◆ EXERCISE DESCRIPTION
Begin with the first line and repeat exactly through the line containing "from matplotlib.lines import Line2D"; leave every image out.

◆ RAW DATA
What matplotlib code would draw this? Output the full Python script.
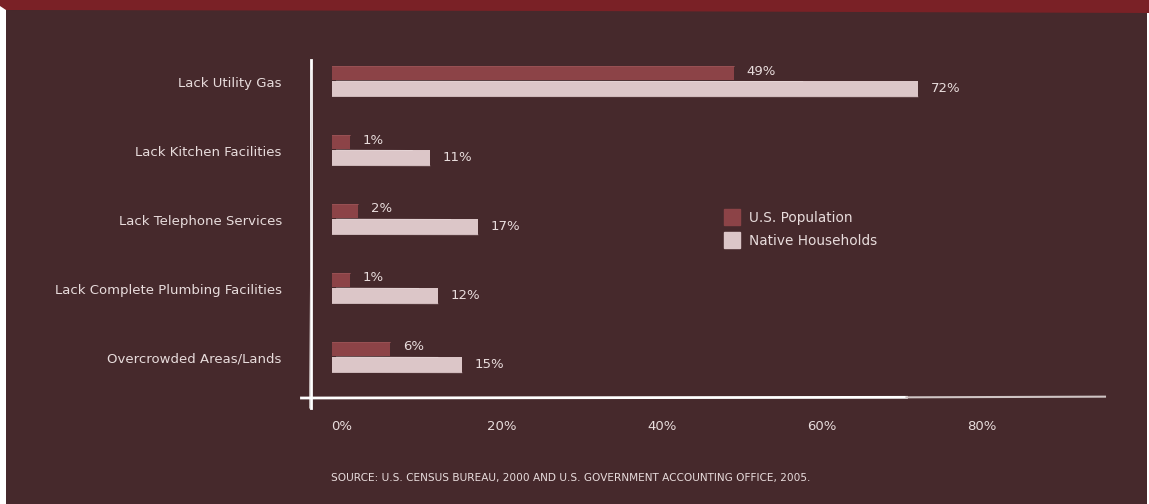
import matplotlib
matplotlib.use('Agg')
import matplotlib.pyplot as plt
from matplotlib.patches import Rectangle, Polygon
from matplotlib.lines import Line2D

# data
categories = ['Lack Utility Gas', 'Lack Kitchen Facilities', 'Lack Telephone Services',
              'Lack Complete Plumbing Facilities', 'Overcrowded Areas/Lands']
us_population = [49, 1, 2, 1, 6]
native_households = [72, 11, 17, 12, 15]
ticks = [0, 20, 40, 60, 80]
source = 'SOURCE: U.S. CENSUS BUREAU, 2000 AND U.S. GOVERNMENT ACCOUNTING OFFICE, 2005.'

BG = '#46292c'
BAND = '#7a2126'
RED = '#8c4347'
PINK = '#dcc6c8'
TXT = '#e8dcdc'

W, H = 1149, 504
fig = plt.figure(figsize=(W / 100, H / 100), dpi=100, facecolor='white')

# dark panel and red band on top
fig.patches.append(Rectangle((6 / W, 0), 1141 / W, 1, transform=fig.transFigure,
                             facecolor=BG, edgecolor='none', zorder=-10))
fig.patches.append(Polygon([(0, 1), (1, 1), (1, 1 - 13 / H), (0.5, 1 - 11 / H), (6 / W, 1 - 10 / H),
                            (0, 1 - 6 / H)], closed=True, transform=fig.transFigure,
                           facecolor=BAND, edgecolor='none', zorder=-9))

ax = fig.add_axes([311 / W, (H - 398) / H, 794 / W, 338 / H])
ax.set_facecolor('none')
ax.set_zorder(2)

n = len(categories)
ypos = [n - 1 - i for i in range(n)]
overhang = 1.2

ax.barh([y + 0.13 for y in ypos], [v + overhang for v in us_population], left=-overhang,
        height=0.21, color=RED, zorder=3)
ax.barh([y - 0.1 for y in ypos], [v + overhang for v in native_households], left=-overhang,
        height=0.24, color=PINK, zorder=3)

# brush-like streaks along the bars
for y, v in zip(ypos, native_households):
    ax.plot([-overhang, v], [y - 0.21, y - 0.215], color='#bfa8aa', lw=0.6, alpha=0.7, zorder=4)
    ax.plot([-overhang + 0.5, v * 0.8], [y + 0.015, y + 0.01], color='#f2e6e7', lw=0.5, alpha=0.6, zorder=4)
for y, v in zip(ypos, us_population):
    ax.plot([-overhang, v], [y + 0.235, y + 0.235], color='#a05a5d', lw=0.6, alpha=0.7, zorder=4)

for y, v in zip(ypos, us_population):
    ax.text(v + 1.6, y + 0.16, f'{v}%', color=TXT, fontsize=9.5, va='center', ha='left')
for y, v in zip(ypos, native_households):
    ax.text(v + 1.6, y - 0.1, f'{v}%', color=TXT, fontsize=9.5, va='center', ha='left')

ax.set_xlim(-3.875, 95.375)
ax.set_ylim(-0.58, 4.32)

ax.set_yticks(ypos)
ax.set_yticklabels(categories, color=TXT, fontsize=9.5)
ax.set_xticks(ticks)
ax.set_xticklabels([f'{t}%' for t in ticks], color=TXT, fontsize=9.5)
ax.tick_params(axis='y', length=0, pad=21)
ax.tick_params(axis='x', length=0, pad=16)

for s in ax.spines.values():
    s.set_visible(False)

# rough white axis lines
ax.add_line(Line2D([0, 0], [-0.03, 1.0], transform=ax.transAxes, color='white', lw=2,
                   clip_on=False, zorder=5))
ax.add_line(Line2D([-0.002, 0.0015], [-0.03, 0.97], transform=ax.transAxes, color='#d8d0d0',
                   lw=0.6, clip_on=False, zorder=5))
ax.add_line(Line2D([-0.012, 0.75], [0, 0.002], transform=ax.transAxes, color='white', lw=2,
                   clip_on=False, zorder=5))
ax.add_line(Line2D([0.75, 1.0], [0.002, 0.004], transform=ax.transAxes, color='#cfc4c4', lw=1.5,
                   clip_on=False, zorder=5))

legend_handles = [
    Line2D([], [], marker='s', ls='none', markersize=12, color=RED, label='U.S. Population'),
    Line2D([], [], marker='s', ls='none', markersize=12, color=PINK, label='Native Households'),
]
fig.legend(handles=legend_handles, loc='upper left', bbox_to_anchor=(725 / W, 1 - 211 / H),
           frameon=False, fontsize=9.8, labelcolor=TXT, handletextpad=0.75, labelspacing=0.65,
           borderaxespad=0, borderpad=0, handlelength=1.0)

fig.text(571 / W, 1 - 478 / H, source, color=TXT, fontsize=7.6, ha='center', va='center')

fig.savefig('out.png', dpi=100, facecolor=fig.get_facecolor())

◆ RESPONSE
What matplotlib code would draw this? Output the full Python script.
import matplotlib
matplotlib.use('Agg')
import matplotlib.pyplot as plt
from matplotlib.patches import Rectangle, Polygon
from matplotlib.lines import Line2D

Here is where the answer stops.